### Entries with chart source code

** BEGIN **

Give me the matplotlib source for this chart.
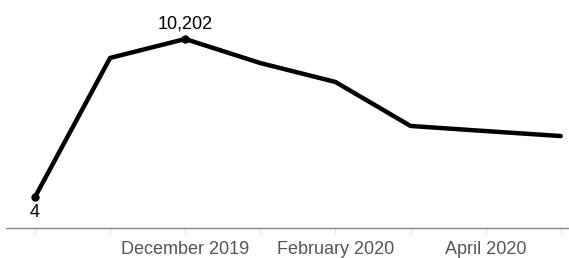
import matplotlib.pyplot as plt

months = ["October 2019", "November 2019", "December 2019", "January 2020",
          "February 2020", "March 2020", "April 2020", "May 2020"]
values = [4, 8980, 10202, 8650, 7430, 4590, 4260, 3940]
labelled = [0, 2]  # points with a value label

plt.rcParams["font.family"] = ["Liberation Sans", "DejaVu Sans"]

fig = plt.figure(figsize=(5.69, 2.58), dpi=100)
ax = fig.add_axes([6 / 569, 30 / 258, 563 / 569, 228 / 258])

x = list(range(len(values)))
ax.plot(x, values, color="black", lw=3.2, solid_joinstyle="round", solid_capstyle="round")
ax.plot([x[i] for i in labelled], [values[i] for i in labelled], "o",
        color="black", ms=5)

ax.annotate(f"{values[0]:,}", (x[0], values[0]), xytext=(0, -5),
            textcoords="offset points", ha="center", va="top", fontsize=13)
ax.annotate(f"{values[2]:,}", (x[2], values[2]), xytext=(0, 5),
            textcoords="offset points", ha="center", va="bottom", fontsize=13)

ax.set_xlim(-0.386, 7.11)
ax.set_ylim(-1996, 12720)

ax.set_xticks(x)
ax.set_xticklabels([m if i in (2, 4, 6) else "" for i, m in enumerate(months)],
                   color="#555555", fontsize=13)
ax.tick_params(axis="x", length=5, color="#e6e6e6", pad=4)
ax.set_yticks([])

for s in ["top", "right", "left"]:
    ax.spines[s].set_visible(False)
ax.spines["bottom"].set_color("#888888")
ax.spines["bottom"].set_linewidth(1)

fig.savefig("out.png", dpi=100)
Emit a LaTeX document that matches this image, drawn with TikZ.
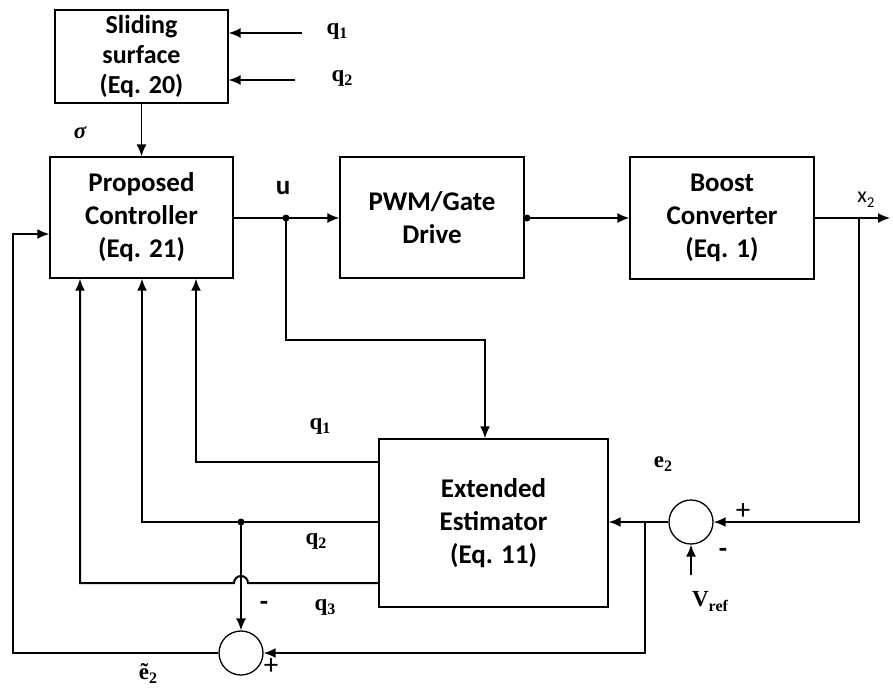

** END **

### What to produce
Quote, please, every line of the material above from its start through the line that has "ax = fig.add_axes([6", reproducing the words exactly and dropping any images.

### Correct response
Give me the matplotlib source for this chart.
import matplotlib.pyplot as plt

months = ["October 2019", "November 2019", "December 2019", "January 2020",
          "February 2020", "March 2020", "April 2020", "May 2020"]
values = [4, 8980, 10202, 8650, 7430, 4590, 4260, 3940]
labelled = [0, 2]  # points with a value label

plt.rcParams["font.family"] = ["Liberation Sans", "DejaVu Sans"]

fig = plt.figure(figsize=(5.69, 2.58), dpi=100)
ax = fig.add_axes([6 / 569, 30 / 258, 563 / 569, 228 / 258])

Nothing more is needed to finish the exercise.